Geny, um talento do Catamo
SAPO Desporto: Lançou o Geny Catamo a nível oficial na Seleção principal de Moçambique aos 18 anos, numa vitória por 2-0 diante das Ilhas Maurícias, numa pré-eliminatória de acesso à fase de grupos do apuramento africano para o Mundial de 2022, e logo com golo. Na altura já via nele o potencial que está a revelar agora no Sporting?
Luís Gonçalves: "Conheci o Geny em 2016 quando cheguei a Moçambique como adjunto do Abel Xavier [selecionador de Moçambique na altura], ele, sendo sub-15, jogava na seleção de sub-17 porque não havia seleção de sub-15. Logo aí se destacava pela sua qualidade, inteligência, capacidade técnica. Depois fui acompanhando a sua carreira e crescimento. Ele passou por diversas situações. Fez estágios na África do Sul, na Academia do Bidwest [Bidvest Wits FC da África do Sul], que hoje não existe, que era o clube do Dominguez, capitão de Moçambique na altura, também passou pela Turquia, andou à procura até que o Sporting o resgatou quando ele estava no Amora. Aí eu disse , 'está no sítio certo para evoluir, melhorar as suas qualidades'.
Tinha conhecimento da sua qualidade desde jovem. Na primeira vez que fiz a convocatória como selecionador de Moçambique quando assumi o cargo em agosto de 2019, não hesitei em chama-lo. Na altura fui bastante criticado pela comunicação social local que dizia que o Geny não podia entrar em Moçambique, caso contrário não conseguiria regressar a Portugal. Questões legais, burocráticas que não domino muito bem. Na altura fiz todo o esforço para que fosse resolvido, falei pessoalmente com o embaixador de Portugal em Moçambique para resolver a questão, conseguimos ultrapassar isso.

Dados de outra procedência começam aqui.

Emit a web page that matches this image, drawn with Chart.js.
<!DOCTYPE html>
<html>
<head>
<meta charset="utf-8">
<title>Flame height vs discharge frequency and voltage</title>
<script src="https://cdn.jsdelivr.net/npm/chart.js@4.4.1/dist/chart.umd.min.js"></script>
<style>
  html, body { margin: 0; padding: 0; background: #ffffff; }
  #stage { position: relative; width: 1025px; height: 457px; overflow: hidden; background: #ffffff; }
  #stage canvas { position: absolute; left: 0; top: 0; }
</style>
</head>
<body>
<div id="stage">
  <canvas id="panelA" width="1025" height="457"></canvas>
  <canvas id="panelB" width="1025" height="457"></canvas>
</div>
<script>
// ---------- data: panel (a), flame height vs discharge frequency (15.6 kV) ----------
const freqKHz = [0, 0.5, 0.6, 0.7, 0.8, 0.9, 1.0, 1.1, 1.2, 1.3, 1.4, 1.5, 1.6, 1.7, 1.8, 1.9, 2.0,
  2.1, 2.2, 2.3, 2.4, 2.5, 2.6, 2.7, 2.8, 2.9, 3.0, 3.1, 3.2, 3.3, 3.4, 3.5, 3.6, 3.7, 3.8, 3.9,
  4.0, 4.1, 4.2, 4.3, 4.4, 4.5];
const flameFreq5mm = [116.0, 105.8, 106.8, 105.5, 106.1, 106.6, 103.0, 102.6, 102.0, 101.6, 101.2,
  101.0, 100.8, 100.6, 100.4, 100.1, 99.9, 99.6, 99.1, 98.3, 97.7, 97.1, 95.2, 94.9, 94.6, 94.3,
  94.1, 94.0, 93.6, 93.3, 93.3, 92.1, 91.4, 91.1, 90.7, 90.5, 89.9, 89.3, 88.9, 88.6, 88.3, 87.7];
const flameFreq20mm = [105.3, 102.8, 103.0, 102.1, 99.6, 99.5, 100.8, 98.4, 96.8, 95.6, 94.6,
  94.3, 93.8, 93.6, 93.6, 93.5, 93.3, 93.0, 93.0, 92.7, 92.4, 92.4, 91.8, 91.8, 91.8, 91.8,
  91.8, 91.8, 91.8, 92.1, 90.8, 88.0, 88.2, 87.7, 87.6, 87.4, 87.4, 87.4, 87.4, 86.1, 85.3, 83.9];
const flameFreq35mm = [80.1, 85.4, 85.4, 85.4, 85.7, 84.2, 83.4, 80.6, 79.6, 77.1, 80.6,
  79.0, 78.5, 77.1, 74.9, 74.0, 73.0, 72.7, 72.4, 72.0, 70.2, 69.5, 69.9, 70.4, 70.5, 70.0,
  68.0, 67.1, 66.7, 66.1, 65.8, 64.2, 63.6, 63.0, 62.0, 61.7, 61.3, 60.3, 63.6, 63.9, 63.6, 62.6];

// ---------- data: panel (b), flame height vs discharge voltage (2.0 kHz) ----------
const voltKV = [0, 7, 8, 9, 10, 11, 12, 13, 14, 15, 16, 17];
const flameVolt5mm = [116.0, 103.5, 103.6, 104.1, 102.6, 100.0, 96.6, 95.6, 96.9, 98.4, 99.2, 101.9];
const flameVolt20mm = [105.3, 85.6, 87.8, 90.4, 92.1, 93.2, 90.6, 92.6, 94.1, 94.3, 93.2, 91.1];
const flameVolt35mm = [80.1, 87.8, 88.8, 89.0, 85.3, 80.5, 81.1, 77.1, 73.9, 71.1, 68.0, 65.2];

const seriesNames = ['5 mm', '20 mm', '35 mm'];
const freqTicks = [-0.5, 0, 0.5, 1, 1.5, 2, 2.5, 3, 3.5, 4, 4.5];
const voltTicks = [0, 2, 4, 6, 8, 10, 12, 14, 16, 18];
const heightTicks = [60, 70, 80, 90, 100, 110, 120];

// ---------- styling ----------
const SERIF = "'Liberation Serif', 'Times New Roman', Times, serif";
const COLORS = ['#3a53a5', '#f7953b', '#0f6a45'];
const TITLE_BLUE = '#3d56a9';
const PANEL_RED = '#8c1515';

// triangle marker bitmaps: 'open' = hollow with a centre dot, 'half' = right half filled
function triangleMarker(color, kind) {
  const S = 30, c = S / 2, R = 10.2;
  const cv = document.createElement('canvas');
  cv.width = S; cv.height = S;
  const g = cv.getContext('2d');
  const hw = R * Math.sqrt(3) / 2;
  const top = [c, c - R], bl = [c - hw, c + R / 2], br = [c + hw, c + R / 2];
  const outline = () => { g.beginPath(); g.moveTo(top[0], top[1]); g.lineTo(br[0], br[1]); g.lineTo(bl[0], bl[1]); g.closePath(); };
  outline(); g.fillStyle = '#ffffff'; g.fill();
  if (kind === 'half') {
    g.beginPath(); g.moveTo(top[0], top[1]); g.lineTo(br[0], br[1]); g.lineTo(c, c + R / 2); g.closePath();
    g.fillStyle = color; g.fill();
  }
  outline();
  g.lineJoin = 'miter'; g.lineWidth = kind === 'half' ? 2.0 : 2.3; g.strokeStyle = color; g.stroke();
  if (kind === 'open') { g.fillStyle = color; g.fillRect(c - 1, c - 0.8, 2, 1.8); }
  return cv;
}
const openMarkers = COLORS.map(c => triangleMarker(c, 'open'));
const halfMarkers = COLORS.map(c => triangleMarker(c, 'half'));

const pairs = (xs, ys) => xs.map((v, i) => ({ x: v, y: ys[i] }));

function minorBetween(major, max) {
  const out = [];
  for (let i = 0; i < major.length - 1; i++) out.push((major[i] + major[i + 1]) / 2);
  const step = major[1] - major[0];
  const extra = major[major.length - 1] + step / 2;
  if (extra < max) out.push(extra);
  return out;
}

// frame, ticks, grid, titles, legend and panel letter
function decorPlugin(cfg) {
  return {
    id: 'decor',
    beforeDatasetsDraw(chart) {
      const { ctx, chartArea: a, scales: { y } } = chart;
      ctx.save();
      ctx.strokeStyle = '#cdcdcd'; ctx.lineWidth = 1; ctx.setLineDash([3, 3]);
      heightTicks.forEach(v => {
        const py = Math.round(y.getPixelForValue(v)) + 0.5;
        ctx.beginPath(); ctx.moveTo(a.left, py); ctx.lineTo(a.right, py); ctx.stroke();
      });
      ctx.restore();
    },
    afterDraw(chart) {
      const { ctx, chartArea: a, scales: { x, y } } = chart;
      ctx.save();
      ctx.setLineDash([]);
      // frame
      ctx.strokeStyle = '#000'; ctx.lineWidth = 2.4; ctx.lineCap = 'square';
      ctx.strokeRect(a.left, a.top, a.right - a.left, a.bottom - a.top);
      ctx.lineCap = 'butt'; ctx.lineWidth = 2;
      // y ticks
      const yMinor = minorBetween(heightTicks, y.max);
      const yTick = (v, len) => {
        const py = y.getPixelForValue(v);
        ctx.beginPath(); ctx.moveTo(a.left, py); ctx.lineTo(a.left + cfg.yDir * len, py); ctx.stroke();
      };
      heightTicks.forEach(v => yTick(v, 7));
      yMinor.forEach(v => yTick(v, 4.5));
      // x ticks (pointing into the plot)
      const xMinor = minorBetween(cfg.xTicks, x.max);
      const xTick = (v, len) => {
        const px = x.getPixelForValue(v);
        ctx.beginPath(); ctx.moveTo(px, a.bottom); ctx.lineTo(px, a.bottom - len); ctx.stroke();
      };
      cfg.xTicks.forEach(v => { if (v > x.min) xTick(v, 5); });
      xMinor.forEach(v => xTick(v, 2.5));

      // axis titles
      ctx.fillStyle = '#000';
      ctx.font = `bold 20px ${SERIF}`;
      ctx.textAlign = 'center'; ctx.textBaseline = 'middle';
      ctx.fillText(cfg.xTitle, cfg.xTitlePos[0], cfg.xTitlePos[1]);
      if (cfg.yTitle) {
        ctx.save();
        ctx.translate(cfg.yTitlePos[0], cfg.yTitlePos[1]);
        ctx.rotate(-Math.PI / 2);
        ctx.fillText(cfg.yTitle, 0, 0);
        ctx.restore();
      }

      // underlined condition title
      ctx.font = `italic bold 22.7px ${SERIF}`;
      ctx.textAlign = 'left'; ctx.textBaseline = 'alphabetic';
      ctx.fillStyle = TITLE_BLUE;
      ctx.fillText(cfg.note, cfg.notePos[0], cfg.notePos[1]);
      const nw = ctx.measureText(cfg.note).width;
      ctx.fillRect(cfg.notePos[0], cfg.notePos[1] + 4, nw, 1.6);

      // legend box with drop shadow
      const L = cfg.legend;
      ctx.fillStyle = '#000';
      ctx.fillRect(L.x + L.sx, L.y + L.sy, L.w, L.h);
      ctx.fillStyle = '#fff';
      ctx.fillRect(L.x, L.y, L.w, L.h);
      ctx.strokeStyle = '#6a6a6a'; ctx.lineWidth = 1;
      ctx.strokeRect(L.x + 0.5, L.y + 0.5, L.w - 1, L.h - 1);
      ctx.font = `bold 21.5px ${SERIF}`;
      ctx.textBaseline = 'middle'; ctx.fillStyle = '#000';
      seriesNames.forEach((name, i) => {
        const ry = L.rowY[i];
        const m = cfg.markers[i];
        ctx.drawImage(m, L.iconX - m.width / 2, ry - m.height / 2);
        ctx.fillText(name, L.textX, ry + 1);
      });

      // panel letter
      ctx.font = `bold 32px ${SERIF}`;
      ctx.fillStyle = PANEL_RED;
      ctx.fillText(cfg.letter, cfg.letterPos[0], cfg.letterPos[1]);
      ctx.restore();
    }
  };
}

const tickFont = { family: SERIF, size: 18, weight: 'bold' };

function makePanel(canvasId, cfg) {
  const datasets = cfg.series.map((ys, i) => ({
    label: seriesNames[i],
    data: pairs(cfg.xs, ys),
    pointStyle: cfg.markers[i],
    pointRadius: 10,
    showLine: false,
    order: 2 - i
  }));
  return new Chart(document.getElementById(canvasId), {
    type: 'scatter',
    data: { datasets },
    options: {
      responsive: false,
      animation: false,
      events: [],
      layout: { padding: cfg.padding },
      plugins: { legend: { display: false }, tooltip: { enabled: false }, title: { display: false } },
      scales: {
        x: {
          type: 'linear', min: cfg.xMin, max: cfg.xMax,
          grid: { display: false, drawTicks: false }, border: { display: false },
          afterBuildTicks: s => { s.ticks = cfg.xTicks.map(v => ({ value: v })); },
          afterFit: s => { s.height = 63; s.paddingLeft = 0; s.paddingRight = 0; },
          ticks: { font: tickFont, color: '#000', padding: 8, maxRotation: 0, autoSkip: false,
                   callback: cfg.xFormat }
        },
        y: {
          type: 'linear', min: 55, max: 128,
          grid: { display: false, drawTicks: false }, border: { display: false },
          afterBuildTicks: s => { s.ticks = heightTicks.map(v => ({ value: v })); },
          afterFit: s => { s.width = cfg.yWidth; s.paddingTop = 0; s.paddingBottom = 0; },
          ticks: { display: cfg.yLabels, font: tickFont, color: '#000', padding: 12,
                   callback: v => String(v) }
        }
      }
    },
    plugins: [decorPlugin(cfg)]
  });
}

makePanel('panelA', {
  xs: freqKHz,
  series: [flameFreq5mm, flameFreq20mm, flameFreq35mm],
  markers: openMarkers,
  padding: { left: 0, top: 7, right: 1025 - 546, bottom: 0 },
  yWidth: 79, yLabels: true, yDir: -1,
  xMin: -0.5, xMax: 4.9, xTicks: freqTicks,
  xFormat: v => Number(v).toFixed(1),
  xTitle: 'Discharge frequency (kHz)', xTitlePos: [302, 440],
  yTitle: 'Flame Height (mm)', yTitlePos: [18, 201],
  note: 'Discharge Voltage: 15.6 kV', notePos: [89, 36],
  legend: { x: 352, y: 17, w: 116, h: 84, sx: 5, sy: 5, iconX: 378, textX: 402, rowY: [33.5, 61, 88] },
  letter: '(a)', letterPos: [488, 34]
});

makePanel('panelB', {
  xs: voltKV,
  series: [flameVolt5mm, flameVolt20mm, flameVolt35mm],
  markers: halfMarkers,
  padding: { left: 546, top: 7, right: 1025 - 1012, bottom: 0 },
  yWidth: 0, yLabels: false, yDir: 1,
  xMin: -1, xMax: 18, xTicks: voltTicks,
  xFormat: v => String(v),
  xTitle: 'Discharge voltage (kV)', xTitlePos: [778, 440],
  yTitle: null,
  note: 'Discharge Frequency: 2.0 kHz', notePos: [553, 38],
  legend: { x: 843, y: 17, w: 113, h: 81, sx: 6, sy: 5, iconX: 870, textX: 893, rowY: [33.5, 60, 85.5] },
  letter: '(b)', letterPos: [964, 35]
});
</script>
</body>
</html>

Lancei-o no segundo jogo de qualificação para o Mundial, em setembro, foi titular, correu-lhe bem. Inicialmente entrou nervoso, mas foi melhorando, estabilizando e beneficiou de uma coisa chamada companheirismo. Todos os companheiros já o conheciam muito bem e no momento da marcação de uma grande penalidade, o Mexer [antigo central do Nacional, Estoril e Rennes], que era capitão e um dos marcadores, foi lá e disse-lhe, 'oh miúdo, não queres marcar'? E ele, com o meu consentimento, marcou, fez o golo, ficou marcado com essa estreia logo com golo.
O Ruben Amorim teve muito mérito em ter paciência com ele. Teve duas cedências, Vitória de Guimarães e Marítimo, que não correram assim tão bem, também motivados por algumas lesões pelo meio. Mas o Ruben Amorim soube esperar, e Geny hoje é um jogador muito mais forte, principalmente no aspeto defensivo."

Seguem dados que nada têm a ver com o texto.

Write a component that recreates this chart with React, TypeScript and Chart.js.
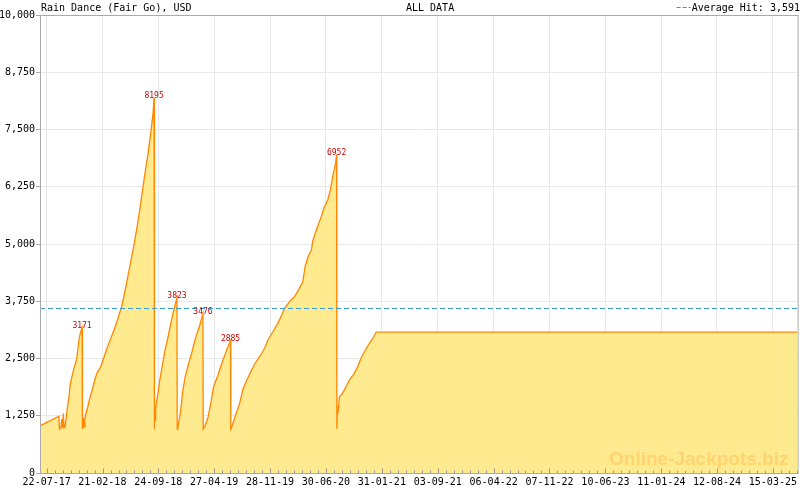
import { useEffect, useRef } from "react";
import { Chart, registerables } from "chart.js";

Chart.register(...registerables);

const TITLE = "Rain Dance (Fair Go), USD";
const SUBTITLE = "ALL DATA";
const AVERAGE_LABEL = "Average Hit: 3,591";
const AVERAGE_HIT = 3591;

// Day 0 = 2017-07-22
const BASE_UTC = Date.UTC(2017, 6, 22);
const X_MIN_DAY = -25.7;
const X_MAX_DAY = 2888;

const days = [
  -26, 47, 49, 55, 58, 61, 64, 67, 71, 80, 86, 90, 97, 105, 116, 123, 129, 136, 137,
  138, 141, 144, 147, 151, 158, 164, 173, 183, 193, 208, 221, 234, 247, 259, 268, 288, 294,
  307, 322, 337, 352, 365, 378, 390, 400, 409, 413, 414,
  415, 417, 419, 428, 435, 444, 454, 467, 480, 492, 501, 502,
  505, 514, 524, 533, 546, 559, 572, 589, 601, 602,
  608, 621, 631, 642, 659, 678, 695, 707, 708,
  712, 729, 742, 754, 767, 785, 800, 819, 838, 851, 870, 889, 904, 915, 934, 953, 972, 985,
  994, 1005, 1018, 1024, 1037, 1056, 1068, 1081, 1091, 1100, 1111, 1115, 1116,
  1118, 1120, 1126, 1138, 1151, 1164, 1183, 1196, 1209, 1226, 1241, 1258, 1267, 2888,
];

const values = [
  1030, 1240, 960, 1000, 1180, 980, 1300, 990, 1010, 1447, 1666, 1921, 2102, 2285, 2504, 2866, 3049, 3171, 960,
  980, 1200, 1000, 1200, 1300, 1447, 1594, 1775, 1993, 2176, 2321, 2539, 2757, 2940, 3122, 3268, 3630, 3777,
  4141, 4578, 5014, 5523, 6032, 6542, 6979, 7416, 7852, 8195, 960,
  1400, 1150, 1412, 1740, 2030, 2320, 2648, 2975, 3340, 3630, 3823, 960,
  1010, 1303, 1812, 2102, 2394, 2648, 2940, 3231, 3476, 960,
  1010, 1229, 1521, 1884, 2139, 2467, 2722, 2885, 960,
  1010, 1303, 1521, 1812, 1993, 2211, 2380, 2539, 2722, 2903, 3085, 3268, 3449, 3595, 3740, 3849, 4032, 4176,
  4504, 4722, 4868, 5086, 5305, 5596, 5814, 5960, 6178, 6468, 6760, 6952, 960,
  1450, 1300, 1666, 1740, 1884, 2030, 2176, 2321, 2504, 2685, 2831, 2975, 3075, 3075,
];

const xTickLabels = [
  "22-07-17", "21-02-18", "24-09-18", "27-04-19", "28-11-19", "30-06-20", "31-01-21",
  "03-09-21", "06-04-22", "07-11-22", "10-06-23", "11-01-24", "12-08-24", "15-03-25",
];

const yTickValues = [0, 1250, 2500, 3750, 5000, 6250, 7500, 8750, 10000];

const MONO = '"DejaVu Sans Mono", monospace';

function labelToDay(s: string): number {
  const [d, m, y] = s.split("-").map(Number);
  return (Date.UTC(2000 + y, m - 1, d) - BASE_UTC) / 86400000;
}

const xTickDays = xTickLabels.map(labelToDay);

const decorPlugin = {
  id: "decor",
  afterDatasetsDraw(chart: any) {
    const { ctx, scales } = chart;
    const xs = scales.x;
    const ys = scales.y;
    ctx.save();
    ctx.font = `8px ${MONO}`;
    ctx.fillStyle = "#cc0000";
    ctx.textAlign = "center";
    ctx.textBaseline = "alphabetic";
    for (let i = 1; i < values.length - 1; i++) {
      if (values[i] >= values[i - 1] && values[i] - values[i + 1] > 1000) {
        const px = xs.getPixelForValue(days[i]);
        const py = ys.getPixelForValue(values[i]);
        ctx.fillText(String(values[i]), px, py);
      }
    }
    ctx.restore();
  },
  afterDraw(chart: any) {
    const { ctx, chartArea, scales } = chart;
    const xs = scales.x;
    ctx.save();
    // watermark
    ctx.font = 'bold 19px "Liberation Sans", Arial, sans-serif';
    ctx.fillStyle = "#ffd36e";
    ctx.textAlign = "left";
    ctx.textBaseline = "alphabetic";
    ctx.fillText("Online-Jackpots.biz", 609, 465);

    // box
    ctx.strokeStyle = "#aaaaaa";
    ctx.lineWidth = 1;
    ctx.strokeRect(chartArea.left + 0.5, chartArea.top + 0.5, chartArea.right - chartArea.left, chartArea.bottom - chartArea.top);

    // x ticks (inside)
    ctx.strokeStyle = "#999999";
    ctx.beginPath();
    const first = xTickDays[0];
    const step = (xTickDays[xTickDays.length - 1] - first) / (xTickDays.length - 1) / 7;
    const bottom = chartArea.bottom + 0.5;
    for (let k = -1; ; k++) {
      const d = first + k * step;
      if (d > X_MAX_DAY) break;
      if (d < X_MIN_DAY) continue;
      const px = Math.round(xs.getPixelForValue(d)) + 0.5;
      const len = k % 7 === 0 ? 5 : 3;
      ctx.moveTo(px, bottom);
      ctx.lineTo(px, bottom - len);
    }
    ctx.stroke();

    // title texts
    ctx.font = `10px ${MONO}`;
    ctx.fillStyle = "#000000";
    ctx.textBaseline = "alphabetic";
    ctx.textAlign = "left";
    ctx.fillText(TITLE, 41, 11);
    ctx.fillText(SUBTITLE, 406, 11);
    ctx.textAlign = "right";
    ctx.fillText(AVERAGE_LABEL, 800, 11);
    const w = ctx.measureText(AVERAGE_LABEL).width;
    ctx.strokeStyle = "#3399cc";
    ctx.setLineDash([4, 2]);
    ctx.beginPath();
    ctx.moveTo(800 - w - 15, 7.5);
    ctx.lineTo(800 - w - 1, 7.5);
    ctx.stroke();
    ctx.restore();
  },
};

export default function App() {
  const canvasRef = useRef<HTMLCanvasElement | null>(null);

  useEffect(() => {
    document.body.style.margin = "0";
    const canvas = canvasRef.current;
    if (!canvas) return;
    const chart = new Chart(canvas, {
      type: "line",
      data: {
        datasets: [
          {
            data: [
              { x: X_MIN_DAY, y: AVERAGE_HIT },
              { x: X_MAX_DAY, y: AVERAGE_HIT },
            ],
            borderColor: "#3399cc",
            borderWidth: 1,
            borderDash: [5, 3],
            pointRadius: 0,
            fill: false,
            order: 1,
          },
          {
            data: days.map((d, i) => ({ x: d, y: values[i] })),
            borderColor: "#ff8800",
            backgroundColor: "#ffea90",
            borderWidth: 1.3,
            pointRadius: 0,
            tension: 0,
            fill: "origin",
            order: 2,
          },
        ],
      },
      options: {
        animation: false,
        responsive: false,
        devicePixelRatio: 1,
        layout: { padding: { top: 15, right: 1, left: 0, bottom: 0 } },
        plugins: {
          legend: { display: false },
          tooltip: { enabled: false },
          title: { display: false },
        },
        scales: {
          x: {
            type: "linear",
            min: X_MIN_DAY,
            max: X_MAX_DAY,
            afterBuildTicks: (axis: any) => {
              axis.ticks = xTickDays.map((v) => ({ value: v }));
            },
            afterFit: (axis: any) => {
              axis.height = 17;
            },
            ticks: {
              autoSkip: false,
              maxRotation: 0,
              padding: 3,
              color: "#000000",
              font: { family: MONO, size: 10 },
              callback: (_v: any, i: number) => xTickLabels[i],
            },
            grid: { color: "#e8e8e8", drawTicks: false },
            border: { display: false },
          },
          y: {
            min: 0,
            max: 10000,
            afterBuildTicks: (axis: any) => {
              axis.ticks = yTickValues.map((v) => ({ value: v }));
            },
            afterFit: (axis: any) => {
              axis.width = 40;
            },
            ticks: {
              padding: 1,
              color: "#000000",
              font: { family: MONO, size: 10 },
              callback: (v: any) => Number(v).toLocaleString("en-US"),
            },
            grid: { color: "#e8e8e8", tickColor: "#aaaaaa", tickLength: 4 },
            border: { display: false },
          },
        },
      },
      plugins: [decorPlugin],
    });
    return () => chart.destroy();
  }, []);

  return (
    <div style={{ width: 800, height: 490, background: "#ffffff" }}>
      <canvas ref={canvasRef} width={800} height={490} style={{ display: "block" }} />
    </div>
  );
}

SAPO Desporto: Olha para o Geny mais como extremo ou como ala? Onde é que ele rende mais?
Luís Gonçalves: "Comigo jogava como ala porque jogava num 4-3-3 mas também jogava como interior, nas costas do ponta de lança, faz compensações defensivas, tem visão de jogo, remata bem, lança bem os homens da frente. Como ala fazia diferença, mas usava-o por dentro porque tinha dois alas com muita capacidade técnica, o Clésio [antigo jogador do Benfica] e o Witi [que esteve Nacional].
No Sporting o ala tem de fazer todo o corredor, mas isso em qualquer modelo os jogadores têm de ser eficientes. E no Sporting naquele sistema, o jogador que joga na direita ou na esquerda e não corresponder defensivamente, é muito complicado para a equipa que fica muito desequilibrada em muitos momentos. Ele evoluiu muito defensivamente, hoje em dia é fundamental qualquer jogador defender, a não ser que o treinador, por uma questão estratégia, diga ao jogador, 'fica aí na frente à espera de uma transição'. Mas aí é lado estratégico do jogo.
Mas ele melhorou muito nesse aspeto defensivo: muito mais forte na reação à perda, os posicionamentos também melhores a defender mais por dentro, a fazer esperar o momento, a fazer contenção que tem de fazer. Temos de dar mérito ao Amorim."